Kedua, tanda kelamin sekunder adalah tanda-tanda jasmaniah yang tidak langsung berhubungan dengan persetubuhan dan proses reproduksi, namun merupakan tanda-tanda khas wanita dan khas laki-laki. Perubahan pada laki-laki adalah suara membesar dan dalam, bidang bahu melebar, bulu tumbuh di ketiak, di daerah alat kelamin dan kadang-kadang juga di dada. Selain itu, sudah mulai terangsang apabila melihat sisi fulgar dari lawan jenisnya. Sementara itu, perubahan pada kebanyakan perempuan adalah bidang panggul melebar, bulu-bulu tumbuh pada ketiak dan di sekitar alat kelamin. Demikian halnya dengan payudara yang mulai membesar, alat kelamin juga semakin berkembang dan mulai berfungsi untuk menghasilkan sel telur. Ketiga, tanda kelamin tertier adalah perbedaan psikis antara laki-laki dan perempuan, atau jika laki-laki lebih memiliki kecenderungan sifat maskulin dan perempuan memiliki kecenderungan sifat feminim.

Secara umum, peristiwa perubahan di atas membuat para remaja mulai mempunyai minat terhadap lawan jenis, dan bahkan sudah mulai memiliki minat terhadap seks. Pada masalah minat terhadap lawan jenis, itu ditunjukkan dengan dorongan untuk mendekati lawan jenisnya, remaja laki-laki mulai termotivasi untuk mendekati remaja perempuan, dan sebaliknya. Sementara pada masalah minat terhadap seks, itu ditunjukkan dengan perilaku onani atau masturbasi di kalangan remaja. Kejadian alamiah yang dialami oleh para remaja sebagai akibat perubahan hormonal seseorang tidak bisa dihentikan, kita hanya bisa mengarahkan supaya naluri tersebut tidak salah jalan.

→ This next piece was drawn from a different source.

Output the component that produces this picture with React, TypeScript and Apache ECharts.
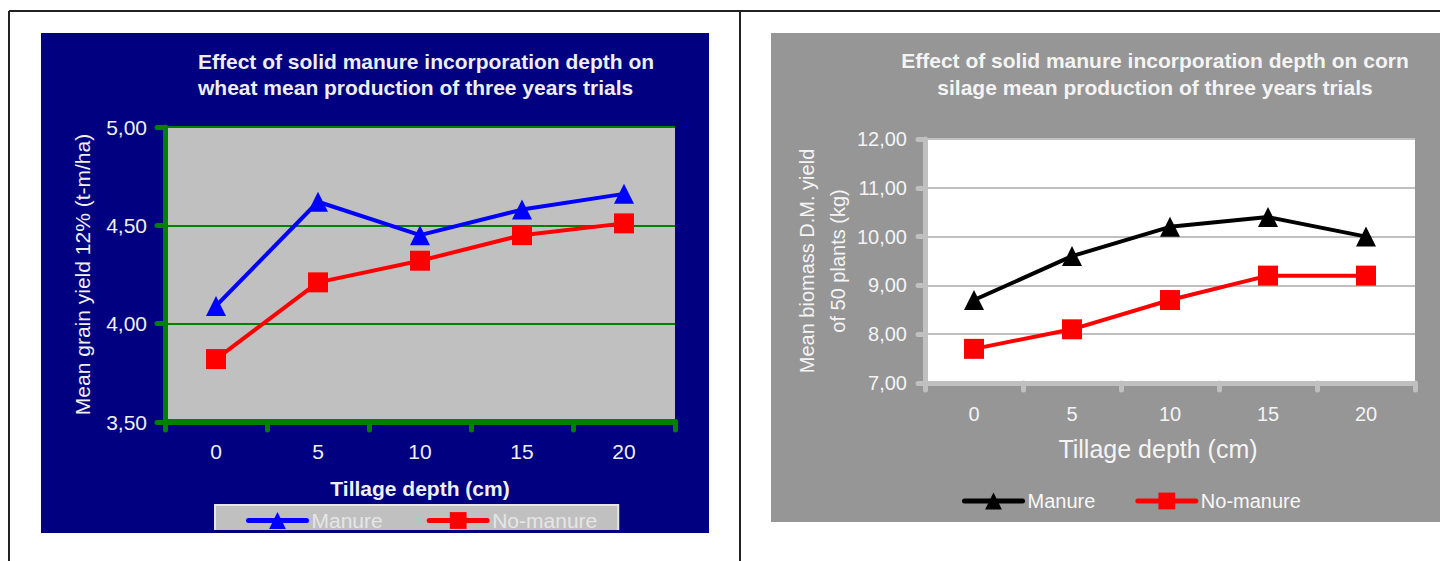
import React, { useEffect, useRef } from "react";
import * as echarts from "echarts";

// ---- data ----
const depths = ["0", "5", "10", "15", "20"];
const wheatManure = [4.09, 4.62, 4.45, 4.58, 4.66];
const wheatNoManure = [3.82, 4.21, 4.32, 4.45, 4.51];
const cornManure = [8.7, 9.6, 10.2, 10.4, 10.0];
const cornNoManure = [7.7, 8.1, 8.7, 9.2, 9.2];
const seriesNames = ["Manure", "No-manure"];
const wheatTitle = "Effect of solid manure incorporation depth on\nwheat mean production of three years trials";
const cornTitle = "Effect of solid manure incorporation depth on corn\nsilage mean production of three years trials";
const wheatYName = "Mean grain yield 12% (t-m/ha)";
const cornYName = "Mean biomass D.M. yield\nof 50 plants (kg)";
const xName = "Tillage depth (cm)";

const FONT = "'Liberation Sans', Arial, sans-serif";
const fmt = (v: number) => v.toFixed(2).replace(".", ",");

export default function App() {
  const ref = useRef<HTMLDivElement>(null);
  useEffect(() => {
    if (!ref.current) return;
    const chart = echarts.init(ref.current, undefined, { renderer: "svg" });
    const green = "#008000";
    const lightGray = "#c0c0c0";
    // suffix makes the right chart's series distinct for its own legend
    const R = " ";
    const option: any = {
      animation: false,
      textStyle: { fontFamily: FONT },
      graphic: [
        // panels
        { type: "rect", z: -10, shape: { x: 41, y: 33, width: 668, height: 500 }, style: { fill: "#000080" } },
        { type: "rect", z: -10, shape: { x: 771, y: 33, width: 669, height: 489 }, style: { fill: "#969696" } },
        // outer table borders
        { type: "line", z: -5, shape: { x1: 9, y1: 11, x2: 1440, y2: 11 }, style: { stroke: "#222", lineWidth: 2 } },
        { type: "line", z: -5, shape: { x1: 9, y1: 11, x2: 9, y2: 561 }, style: { stroke: "#222", lineWidth: 2 } },
        { type: "line", z: -5, shape: { x1: 740, y1: 11, x2: 740, y2: 561 }, style: { stroke: "#222", lineWidth: 2 } },
        // titles
        {
          type: "text", left: 198, top: 48,
          style: { text: wheatTitle, fill: "#eeeeee", font: `bold 21px ${FONT}`, lineHeight: 26, textAlign: "left" },
        },
        {
          type: "text", x: 1155, y: 47,
          style: { text: cornTitle, fill: "#f4f4f4", font: `bold 21px ${FONT}`, lineHeight: 27, textAlign: "center" },
        },
        // clip of the left legend box at the panel bottom
        { type: "rect", z: 100, shape: { x: 205, y: 530, width: 425, height: 3 }, style: { fill: "#000080" } },
        { type: "rect", z: 100, shape: { x: 205, y: 533, width: 425, height: 28 }, style: { fill: "#ffffff" } },
      ],
      legend: [
        {
          data: seriesNames.map((n) => ({ name: n })),
          left: 215, top: 505,
          padding: [5, 21, 6, 31],
          backgroundColor: lightGray,
          borderColor: "#e6e6e6",
          borderWidth: 2,
          itemWidth: 58, itemHeight: 21, itemGap: 44,
          lineStyle: { width: 5, cap: "round" },
          textStyle: { color: "#e6e6e6", fontSize: 21, fontFamily: FONT },
          selectedMode: false,
        },
        {
          data: seriesNames.map((n) => ({ name: n + R })),
          formatter: (n: string) => n.trim(),
          left: 957, top: 486,
          itemWidth: 58, itemHeight: 21, itemGap: 40,
          lineStyle: { width: 5, cap: "round" },
          textStyle: { color: "#f8f8f8", fontSize: 20, fontFamily: FONT },
          selectedMode: false,
        },
      ],
      grid: [
        { left: 165, top: 127, width: 510, height: 295, show: true, backgroundColor: lightGray, borderWidth: 0 },
        { left: 925, top: 139, width: 490, height: 244, show: true, backgroundColor: "#ffffff", borderWidth: 0 },
      ],
      xAxis: [
        {
          gridIndex: 0, type: "category", data: depths, boundaryGap: true,
          axisLine: { lineStyle: { color: green, width: 6, cap: "round" } },
          axisTick: { show: true, length: 8, lineStyle: { color: green, width: 5, cap: "round" } },
          axisLabel: { color: "#f0f0f0", fontSize: 21, margin: 19, fontFamily: FONT },
          name: xName, nameLocation: "middle", nameGap: 56,
          nameTextStyle: { color: "#f0f0f0", fontSize: 21, fontWeight: "bold", fontFamily: FONT },
        },
        {
          gridIndex: 1, type: "category", data: depths, boundaryGap: true,
          axisLine: { lineStyle: { color: lightGray, width: 5, cap: "round" } },
          axisTick: { show: true, length: 7, lineStyle: { color: lightGray, width: 5, cap: "round" } },
          axisLabel: { color: "#f4f4f4", fontSize: 20, margin: 21, fontFamily: FONT },
          name: xName, nameLocation: "middle", nameGap: 53,
          nameTextStyle: { color: "#f4f4f4", fontSize: 25, fontFamily: FONT, padding: [0, 24, 0, 0] },
        },
      ],
      yAxis: [
        {
          gridIndex: 0, type: "value", min: 3.5, max: 5, interval: 0.5,
          axisLine: { show: true, lineStyle: { color: green, width: 5, cap: "round" } },
          axisTick: { show: true, length: 8, lineStyle: { color: green, width: 5, cap: "round" } },
          splitLine: { show: true, lineStyle: { color: green, width: 2 } },
          axisLabel: { color: "#f0f0f0", fontSize: 21, margin: 18, formatter: fmt, fontFamily: FONT },
          name: wheatYName, nameLocation: "middle", nameGap: 72, nameRotate: 90,
          nameTextStyle: { color: "#f0f0f0", fontSize: 21, fontFamily: FONT },
        },
        {
          gridIndex: 1, type: "value", min: 7, max: 12, interval: 1,
          axisLine: { show: true, lineStyle: { color: lightGray, width: 5, cap: "round" } },
          axisTick: { show: true, length: 7, lineStyle: { color: lightGray, width: 5, cap: "round" } },
          splitLine: { show: true, lineStyle: { color: lightGray, width: 2 } },
          axisLabel: { color: "#f4f4f4", fontSize: 20, margin: 18, formatter: fmt, fontFamily: FONT },
          name: cornYName, nameLocation: "middle", nameGap: 71, nameRotate: 90,
          nameTextStyle: { color: "#f4f4f4", fontSize: 20, lineHeight: 31, fontFamily: FONT },
        },
      ],
      series: [
        {
          name: seriesNames[0], type: "line", xAxisIndex: 0, yAxisIndex: 0, data: wheatManure,
          symbol: "triangle", symbolSize: 20, showAllSymbol: true,
          lineStyle: { color: "#0000ff", width: 4 }, itemStyle: { color: "#0000ff" },
        },
        {
          name: seriesNames[1], type: "line", xAxisIndex: 0, yAxisIndex: 0, data: wheatNoManure,
          symbol: "rect", symbolSize: 20, showAllSymbol: true,
          lineStyle: { color: "#ff0000", width: 4 }, itemStyle: { color: "#ff0000" },
        },
        {
          name: seriesNames[0] + R, type: "line", xAxisIndex: 1, yAxisIndex: 1, data: cornManure,
          symbol: "triangle", symbolSize: 20, showAllSymbol: true,
          lineStyle: { color: "#000000", width: 4 }, itemStyle: { color: "#000000" },
        },
        {
          name: seriesNames[1] + R, type: "line", xAxisIndex: 1, yAxisIndex: 1, data: cornNoManure,
          symbol: "rect", symbolSize: 20, showAllSymbol: true,
          lineStyle: { color: "#ff0000", width: 4 }, itemStyle: { color: "#ff0000" },
        },
      ],
    };
    chart.setOption(option);
    return () => chart.dispose();
  }, []);
  return (
    <div
      ref={ref}
      style={{ position: "absolute", left: 0, top: 0, width: 1440, height: 561, background: "#ffffff" }}
    />
  );
}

Salah satu langkah preventif (pencegahan) yang bisa diberikan kepada para remaja adalah dengan memberikan pendidikan agama. Mengingat, berangkat dari pendidikan agamalah akan lahir sebuah nilai, norma dan karakter dalam diri anak. Asalkan diberikan secara konsisten, terukur dan orang-orang di sekitarnya dapat menguatkan apa yang dipelajarinya itu (dapat menjadi contoh yang baik) dengan bisa ikut mengamalkan secara istiqomah di depan sang anak. Alhasil bila syarat itu bisa terlaksana, maka dalam kondisi dan situasi apapun insyaAllah seorang anak akan mampu membentengi dirinya dari perilaku-perilaku tercela.

Masalahnya, realita di lapangan lebih menunjukkan bahwa orang tua hanya mengandalkan pendidikan agama dari sekolah. Sementara di sekolah-sekolah konvensional pelajaran agama hanya dua jam dalam seminggu, sehingga efeknya sangat kecil sekali bagi seorang anak. Di sisi lain, sekolah-sekolah berlatarbelakang agama yang memiliki porsi pendidikan agama yang banyak, justru kebanyakan hanya masuk/bergerak pada ranah kognitif semata, sedangkan aspek implementasi dari apa yang dipelajari sangat kecil sekali porsinya. Dengan kondisi demikian, dibutuhkan peran orang tua untuk lebih aktif lagi terlibat dalam penanaman nilai-nilai keagamaan kepada anak.

Upaya berikutnya adalah melalui orang tua, orang tua memiliki peran stategis dan signifikan dalam membina serta membimbing seorang remaja. Selama ini, lagi-lagi orang tua cenderung hanya memasrahkan segala-segalanya kepada pihak sekolah. Padahal jika dihitung, dengan durasi waktu dari jam 07.00 WIB sampai jam 13.30 WIB saat di sekolah, itu menandakan hanya 6,5 jam dalam sehari. Artinya masih ada sisa waktu 17,5 jam dalam sehari yang sifatnya itu menjadi tanggungjawab orang tua. Pertanyaannya, apakah para orang tua sudah menjalankan tugasnya dengan penuh dedikasi, semangat dan penuh tanggungjawab? Jawaban itu tentu hanya bisa dijawab oleh masing-masing orang tua, tetapi yang harus diperhatikan para orang tua adalah jangan sampai berhenti untuk belajar, kendatipun sudah menyelesaikan studi formal kita.

Langkah untuk terus belajar ini penting untuk dilakukan karena tantangan kehidupan antara para orang tua dulu dengan tantangan para remaja masa kini jelas telah mengalami perubahan yang signifikan. Secara sederhana, di zaman sekarang teknologi sudah berkembang pesat, seperti adanya smart phone dan internet beserta media pendukungnya (facebook, twitter, youtube dan lain-lain). Belum lagi kalau berbicara masalah kemajuan teknologi di bidang yang lain, maka hal semacam ini membuat jarak keduanya semakin jauh. Untuk itu, perlu bagi para orang tua untuk terus meng’update’ atau memperbarui wawasannya sebagai modal untuk mengontrol aktivitas para remaja, sehingga tidak ada lagi cerita orang tua dibohongi anak-anaknya karena miskinnya informasi yang dimiliki oleh para orang tua. Wallahu ‘a’lam.